Getting off the Rollercoaster - Going for Adoption

Sunday, November 20, 2005

In limbo

The strange thing is, I really do want to just be happy and have a bit of a normal interlude. I feel in complete limbo. Waiting for the start of my next cycle, which is slow coming as this bloody loss is dragging bloodily on and on. I am beginning to wonder when things will ever feel normal again.

At the beginning we wanted a baby, but it wasn’t an obsession. These continual emotional upheavals. Poor R. He is such a hugely loving, caring wonderful support, but I do know it does upset him too. What have we become? We have to have a life outside of this nearly-pregnant-nearly-losing-it-again world.

I keep thinking – this is a miscarriage; it is awful; but I haven’t got cancer. I am in a really, really happy relationship with a wonderful husband and very often that IS enough. On Saturday morning I got up and I was really cheerful – just making breakfast, feeding the chickens, cuddling the cats, that sort of thing. But by the evening I was feeling – well – just flat flat flat.

Other people have real problems – I know a family whose 30+ year old daughter is disabled, her father has just had a multiple heart bypass and now has an anurism which he has to WAIT to get operated. His poor wife is beside herself with worry. And another member of the same family died in her 20's after a heart and lung transplant after suffering from (oh help – can’t remember the illness, but it’s when your lungs fill with fluid. Begins with P I think.)

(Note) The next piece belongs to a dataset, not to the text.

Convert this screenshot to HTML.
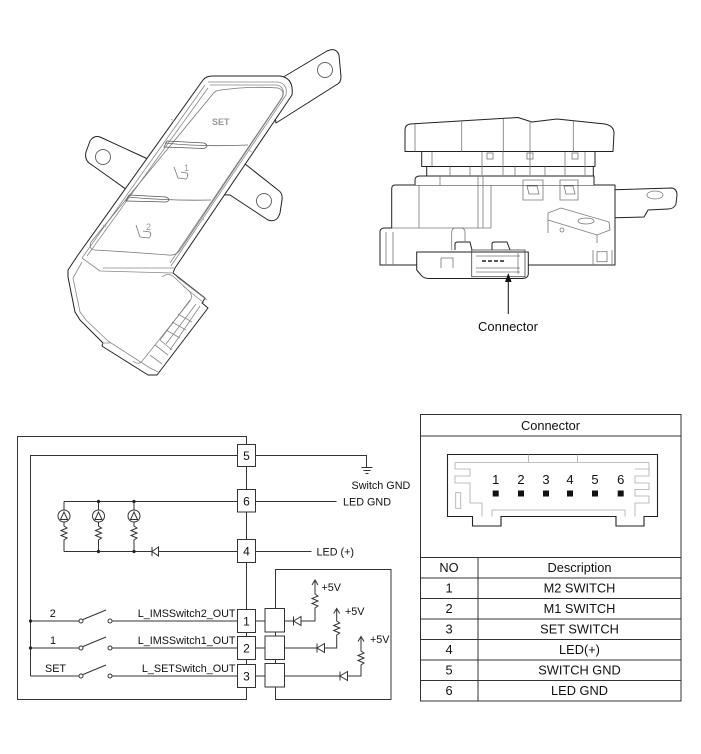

Then there's the colleague of mine whose father has possibly got his cancer back after 2 years, whose childhood friend just committed suicide . . .

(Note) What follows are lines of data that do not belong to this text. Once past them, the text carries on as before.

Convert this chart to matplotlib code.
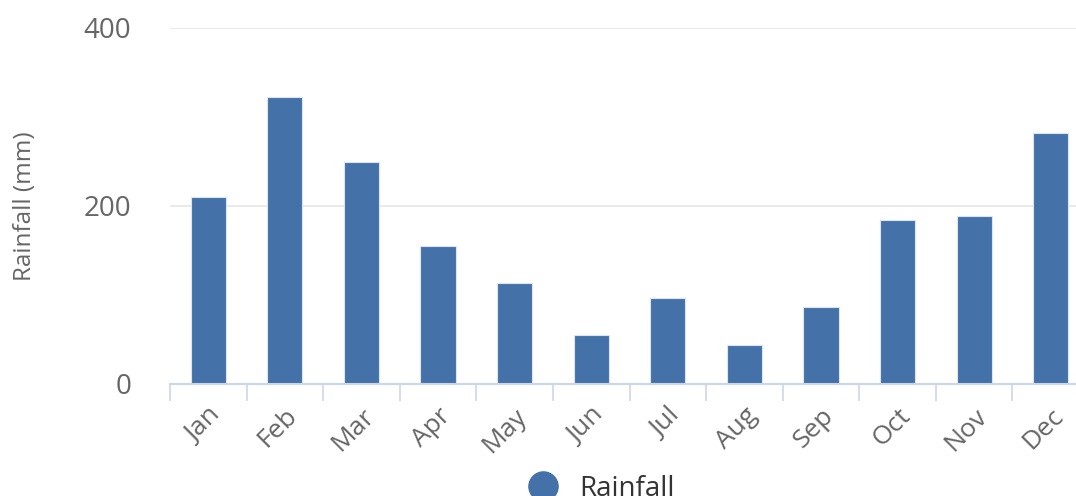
import numpy as np
import matplotlib
matplotlib.use('Agg')
from matplotlib import pyplot as plt
from matplotlib.lines import Line2D

months = ['Jan', 'Feb', 'Mar', 'Apr', 'May', 'Jun',
          'Jul', 'Aug', 'Sep', 'Oct', 'Nov', 'Dec']
rainfall = [210, 323, 250, 155, 113, 55, 97, 44, 87, 184, 189, 282]
y_ticks = [0, 200, 400]

plt.rcParams['font.family'] = ['Open Sans', 'DejaVu Sans']

fig = plt.figure(figsize=(10.76, 4.96), dpi=100)
# plot area runs past the right edge, like the cropped original
ax = fig.add_axes([170 / 1076, 112 / 496, 919 / 1076, 356 / 496])

x = np.arange(len(months))
ax.bar(x, rainfall, width=0.46, color='#4472a8', edgecolor='#dbe4f3',
       linewidth=0.8, zorder=3)

ax.set_xlim(-0.5, len(months) - 0.5)
ax.set_ylim(0, 400)
ax.set_yticks(y_ticks)
ax.set_yticklabels([str(v) for v in y_ticks])
ax.yaxis.grid(True, color='#e6e6e6', linewidth=1.2, zorder=0)
ax.tick_params(axis='y', length=0, pad=28, labelsize=20, labelcolor='#666666')

ax.set_xticks(x)
ax.set_xticklabels(months, rotation=45, ha='right', rotation_mode='anchor')
ax.set_xticks(np.arange(len(months) + 1) - 0.5, minor=True)
ax.tick_params(axis='x', which='major', length=0, pad=14,
               labelsize=19, labelcolor='#666666')
ax.tick_params(axis='x', which='minor', length=12, width=1.2, color='#ccd6eb')

for side in ['top', 'right', 'left']:
    ax.spines[side].set_visible(False)
ax.spines['bottom'].set_color('#ccd6eb')
ax.spines['bottom'].set_linewidth(1.5)
ax.spines['bottom'].set_zorder(4)

ax.set_ylabel('Rainfall (mm)', fontsize=17.5, color='#666666')
ax.yaxis.set_label_coords(-133 / 919, 0.5)

handle = Line2D([], [], marker='o', linestyle='none', markersize=21,
                color='#4472a8')
fig.legend([handle], ['Rainfall'], loc='center', frameon=False,
           bbox_to_anchor=(0.553, 0.015), fontsize=20, labelcolor='#333333',
           handletextpad=0.3)

fig.savefig('out.png', dpi=100)
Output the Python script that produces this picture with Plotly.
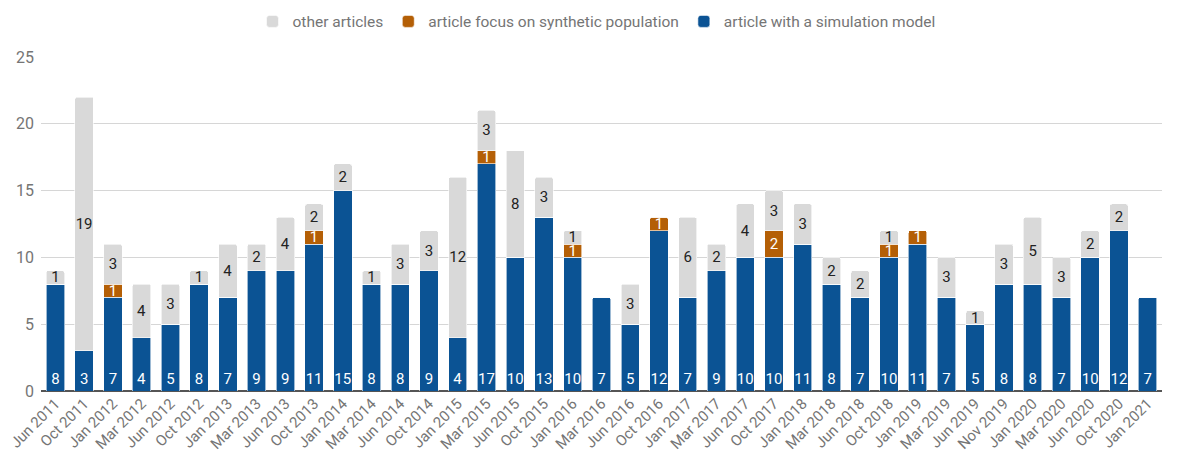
import plotly.graph_objects as go

months = ['Jun 2011', 'Oct 2011', 'Jan 2012', 'Mar 2012', 'Jun 2012', 'Oct 2012',
          'Jan 2013', 'Mar 2013', 'Jun 2013', 'Oct 2013', 'Jan 2014', 'Mar 2014',
          'Jun 2014', 'Oct 2014', 'Jan 2015', 'Mar 2015', 'Jun 2015', 'Oct 2015',
          'Jan 2016', 'Mar 2016', 'Jun 2016', 'Oct 2016', 'Jan 2017', 'Mar 2017',
          'Jun 2017', 'Oct 2017', 'Jan 2018', 'Mar 2018', 'Jun 2018', 'Oct 2018',
          'Jan 2019', 'Mar 2019', 'Jun 2019', 'Nov 2019', 'Jan 2020', 'Mar 2020',
          'Jun 2020', 'Oct 2020', 'Jan 2021']

simulation = [8, 3, 7, 4, 5, 8, 7, 9, 9, 11, 15, 8, 8, 9, 4, 17, 10, 13, 10, 7,
              5, 12, 7, 9, 10, 10, 11, 8, 7, 10, 11, 7, 5, 8, 8, 7, 10, 12, 7]
synthetic = [0, 0, 1, 0, 0, 0, 0, 0, 0, 1, 0, 0, 0, 0, 0, 1, 0, 0, 1, 0,
             0, 1, 0, 0, 0, 2, 0, 0, 0, 1, 1, 0, 0, 0, 0, 0, 0, 0, 0]
other = [1, 19, 3, 4, 3, 1, 4, 2, 4, 2, 2, 1, 3, 3, 12, 3, 8, 3, 1, 0,
         3, 0, 6, 2, 4, 3, 3, 2, 2, 1, 0, 3, 1, 3, 5, 3, 2, 2, 0]

def labels(vals):
    return [str(v) if v else '' for v in vals]

font_name = 'Roboto, Arial, sans-serif'
line = dict(color='white', width=0.6)

fig = go.Figure()
fig.add_trace(go.Bar(x=months, y=simulation, name='article with a simulation model',
                     marker=dict(color='#0b5394', line=line),
                     text=labels(simulation), textposition='inside', insidetextanchor='start',
                     textangle=0,
                     textfont=dict(color='white', size=15, family=font_name)))
fig.add_trace(go.Bar(x=months, y=synthetic, name='article focus on synthetic population',
                     marker=dict(color='#b45f06', line=line),
                     text=labels(synthetic), textposition='inside', insidetextanchor='middle',
                     textangle=0,
                     textfont=dict(color='white', size=15, family=font_name)))
fig.add_trace(go.Bar(x=months, y=other, name='other articles',
                     marker=dict(color='#d9d9d9', line=line),
                     text=labels(other), textposition='inside', insidetextanchor='middle',
                     textangle=0,
                     textfont=dict(color='#222222', size=15, family=font_name)))

fig.update_layout(
    width=1177, height=460,
    barmode='stack', bargap=0.36, barcornerradius=2,
    uniformtext=dict(minsize=15, mode='show'),
    paper_bgcolor='white', plot_bgcolor='white',
    margin=dict(l=33, r=23, t=49, b=77, autoexpand=False),
    font=dict(family=font_name, color='#757575', size=15),
    showlegend=True,
    legend=dict(orientation='h', x=0.5, xanchor='center', xref='container',
                y=0.97, yanchor='middle', yref='container',
                traceorder='reversed', font=dict(size=15.5, color='#757575'),
                itemwidth=30),
    xaxis=dict(tickangle=-45, showgrid=False, ticks='', automargin=False,
               tickfont=dict(size=15, color='#757575')),
    yaxis=dict(range=[0, 25], dtick=5, showgrid=True, gridcolor='#d6d6d6', automargin=False,
               zeroline=True, zerolinecolor='#555555', zerolinewidth=2,
               tickfont=dict(size=16, color='#757575'), ticklabelstandoff=6),
)

fig.write_html("out.html")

And *****who told me she was raped, by the man who lived in the flat above but the police said even if she got to trial it was highly unlikely she would get a conviction and I never really knew what to do, and she is still so unhappy with her life . . .

So what am I trying to say? I think I just want to get out of my limbo and start getting some joy back in my life. Try and be properly happy whenever I can - life is too short to spend all this time on all this grief. I want to move on


I really don’t want to obsess anymore, and yet I know how impossible this all is, and what crap so many of us are going through. I am in tears reading April, Thalia (and more) and hoping so hard for Aliza and Cat.

I really do want a baby. (Not just one baby – actually I would like two, if only because I am 42 and an only child might find me and R a bit of an onerous responsibility on his/her own as we got older). But I want to put my energy and love into a child, people say R and I would make such good parents, and I know they actually mean it. R says he’s not a quitter and neither am I (he says!).


I want to get on with trying again.
I guess I will find out if I am strong enough. But perhaps I'm really not a quitter.

2 Comments:

  • Is there a doctor you can see to find out why you've been miscarrying? I guess I am hoping that this problem has a solution. I say try for as long as you feel it's worthwhile.

    I'm so sorry to hear of the tregedies of those you know. There will always be people worse off than you, but that doesn't invalidate what you're going through. It's still a loss and you'll have to morn it first before you can move on. And move on you will, just like Marlin in Finding Nemo: Just keep swimming, just keep swimming...

    By Blogger Anna, at 11:09 pm  

  • Vivien I'm so sorry for all you've been through, and that the doctors are being so unhelpful. It's astonishing that you haven't been referred to a specialty clinic by now. I do hope you get some answers or some progress soon.

    And thank you for the thoughts about me!